What you will do: Without the pictures, extract every line from the start of the material to the line containing "const labelPolar = [[0, 0], [239, 1.65], [303.2, 1.34]];", both ends included.

Data section:
__________________________________________________
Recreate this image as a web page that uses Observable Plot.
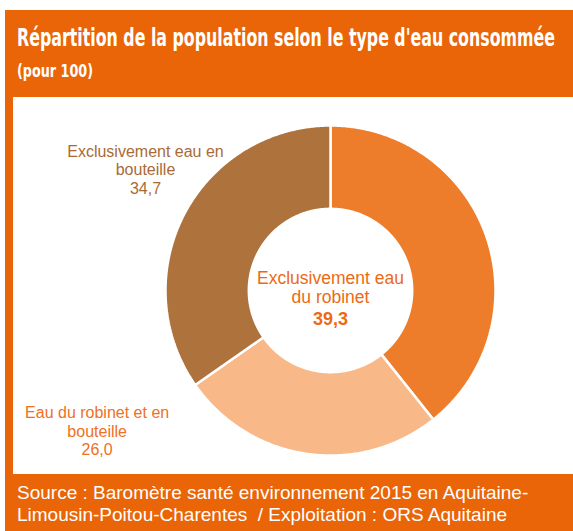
<!DOCTYPE html>
<html>
<head>
<meta charset="utf-8">
<script src="https://cdn.jsdelivr.net/npm/d3@7"></script>
<script src="https://cdn.jsdelivr.net/npm/@observablehq/plot@0.6"></script>
<style>
  html, body { margin: 0; padding: 0; background: #ffffff; width: 573px; height: 531px; overflow: hidden; }
  #frame { position: absolute; left: 5px; top: 10px; width: 568px; height: 521px; background: #E96508; }
  .htext { position: absolute; left: 12px; color: #ffffff; font-weight: bold; white-space: nowrap;
           font-family: "DejaVu Sans Condensed", "DejaVu Sans", sans-serif; font-stretch: condensed;
           transform-origin: 0 0; line-height: 1; }
  #title { top: 15px; font-size: 25px; }
  #subtitle { top: 52px; font-size: 18px; }
  #panel { position: absolute; left: 8px; top: 87px; width: 560px; height: 377px; background: #ffffff; }
  #foot { position: absolute; left: 12px; top: 472px; width: 556px; color: #ffffff;
          font-family: "Liberation Sans", Arial, sans-serif; font-size: 19px; line-height: 22px; }
</style>
</head>
<body>
<div id="frame">
  <div id="title" class="htext"></div>
  <div id="subtitle" class="htext"></div>
  <div id="panel"></div>
  <div id="foot"></div>
</div>
<script>
// ---- Data ----
const title = "Répartition de la population selon le type d'eau consommée";
const subtitle = "(pour 100)";
const sourceLines = ["Source : Baromètre santé environnement 2015 en Aquitaine-", "Limousin-Poitou-Charentes  / Exploitation : ORS Aquitaine"];
const categories = ["Exclusivement eau du robinet", "Eau du robinet et en bouteille", "Exclusivement eau en bouteille"];
const values = [39.3, 26.0, 34.7];
const valueLabels = ["39,3", "26,0", "34,7"];
const labelLines = [["Exclusivement eau", "du robinet"], ["Eau du robinet et en", "bouteille"], ["Exclusivement eau en", "bouteille"]];

// ---- Styles / layout ----
const sliceColors = ["#EE7D2B", "#F8B887", "#AE723C"];
const textColors = ["#EC6A15", "#EF7023", "#A86B37"];
const innerRadius = 0.495;
// label anchor in polar form (degrees clockwise from top, radius in outer-radius units)
const labelPolar = [[0, 0], [239, 1.65], [303.2, 1.34]];

function fitText(id, txt, targetWidth) {
  const el = document.getElementById(id);
  el.textContent = txt;
  const w = el.getBoundingClientRect().width;
  el.style.transform = `scaleX(${targetWidth / w})`;
}
fitText("title", title, 538);
fitText("subtitle", subtitle, 76);
document.getElementById("foot").innerHTML = sourceLines.map(s => `<div style="white-space:pre">${s}</div>`).join("");

// ---- Build ring polygons from values ----
const total = d3.sum(values);
const rows = [];
let acc = 0;
categories.forEach((c, i) => {
  const a0 = acc / total * 2 * Math.PI;
  acc += values[i];
  const a1 = acc / total * 2 * Math.PI;
  const n = Math.max(4, Math.ceil((a1 - a0) / (2 * Math.PI) * 720));
  const pts = [];
  for (let k = 0; k <= n; k++) {
    const t = a0 + (a1 - a0) * k / n;
    pts.push({cat: c, x: Math.sin(t), y: Math.cos(t)});
  }
  for (let k = n; k >= 0; k--) {
    const t = a0 + (a1 - a0) * k / n;
    pts.push({cat: c, x: innerRadius * Math.sin(t), y: innerRadius * Math.cos(t)});
  }
  pts.push({...pts[0]});
  rows.push(...pts);
});

const labels = categories.map((c, i) => {
  const [deg, r] = labelPolar[i];
  const t = deg * Math.PI / 180;
  return {cat: c, x: r * Math.sin(t), y: r * Math.cos(t), i};
});
const outer = labels.filter(d => d.i > 0);
const center = labels.filter(d => d.i === 0);

const cx = 317, cy = 193, R = 165;
const chart = Plot.plot({
  width: 560,
  height: 377,
  margin: 0,
  x: {domain: [-1, 1], range: [cx - R, cx + R], axis: null},
  y: {domain: [-1, 1], range: [cy + R, cy - R], axis: null},
  color: {domain: categories, range: sliceColors},
  style: {background: "transparent", fontFamily: "'Liberation Sans', Arial, sans-serif"},
  marks: [
    Plot.line(rows, {x: "x", y: "y", z: "cat", fill: "cat", stroke: "#ffffff", strokeWidth: 2.5, strokeLinejoin: "miter"}),
    Plot.text(outer, {
      x: "x", y: "y",
      text: d => labelLines[d.i].join("\n") + "\n" + valueLabels[d.i],
      fill: d => textColors[d.i],
      fontSize: 16, lineHeight: 1.16, lineAnchor: "middle", textAnchor: "middle"
    }),
    Plot.text(center, {
      x: "x", y: "y", dy: -3,
      text: d => labelLines[d.i].join("\n"),
      fill: textColors[0],
      fontSize: 17.5, lineHeight: 1.1, lineAnchor: "middle", textAnchor: "middle"
    }),
    Plot.text(center, {
      x: "x", y: "y", dy: 29,
      text: d => valueLabels[d.i],
      fill: textColors[0],
      fontSize: 18, fontWeight: "bold", lineAnchor: "middle", textAnchor: "middle"
    })
  ]
});
document.getElementById("panel").appendChild(chart);
</script>
</body>
</html>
__________________________________________________
The reply:
Recreate this image as a web page that uses Observable Plot.
<!DOCTYPE html>
<html>
<head>
<meta charset="utf-8">
<script src="https://cdn.jsdelivr.net/npm/d3@7"></script>
<script src="https://cdn.jsdelivr.net/npm/@observablehq/plot@0.6"></script>
<style>
  html, body { margin: 0; padding: 0; background: #ffffff; width: 573px; height: 531px; overflow: hidden; }
  #frame { position: absolute; left: 5px; top: 10px; width: 568px; height: 521px; background: #E96508; }
  .htext { position: absolute; left: 12px; color: #ffffff; font-weight: bold; white-space: nowrap;
           font-family: "DejaVu Sans Condensed", "DejaVu Sans", sans-serif; font-stretch: condensed;
           transform-origin: 0 0; line-height: 1; }
  #title { top: 15px; font-size: 25px; }
  #subtitle { top: 52px; font-size: 18px; }
  #panel { position: absolute; left: 8px; top: 87px; width: 560px; height: 377px; background: #ffffff; }
  #foot { position: absolute; left: 12px; top: 472px; width: 556px; color: #ffffff;
          font-family: "Liberation Sans", Arial, sans-serif; font-size: 19px; line-height: 22px; }
</style>
</head>
<body>
<div id="frame">
  <div id="title" class="htext"></div>
  <div id="subtitle" class="htext"></div>
  <div id="panel"></div>
  <div id="foot"></div>
</div>
<script>
// ---- Data ----
const title = "Répartition de la population selon le type d'eau consommée";
const subtitle = "(pour 100)";
const sourceLines = ["Source : Baromètre santé environnement 2015 en Aquitaine-", "Limousin-Poitou-Charentes  / Exploitation : ORS Aquitaine"];
const categories = ["Exclusivement eau du robinet", "Eau du robinet et en bouteille", "Exclusivement eau en bouteille"];
const values = [39.3, 26.0, 34.7];
const valueLabels = ["39,3", "26,0", "34,7"];
const labelLines = [["Exclusivement eau", "du robinet"], ["Eau du robinet et en", "bouteille"], ["Exclusivement eau en", "bouteille"]];

// ---- Styles / layout ----
const sliceColors = ["#EE7D2B", "#F8B887", "#AE723C"];
const textColors = ["#EC6A15", "#EF7023", "#A86B37"];
const innerRadius = 0.495;
// label anchor in polar form (degrees clockwise from top, radius in outer-radius units)
const labelPolar = [[0, 0], [239, 1.65], [303.2, 1.34]];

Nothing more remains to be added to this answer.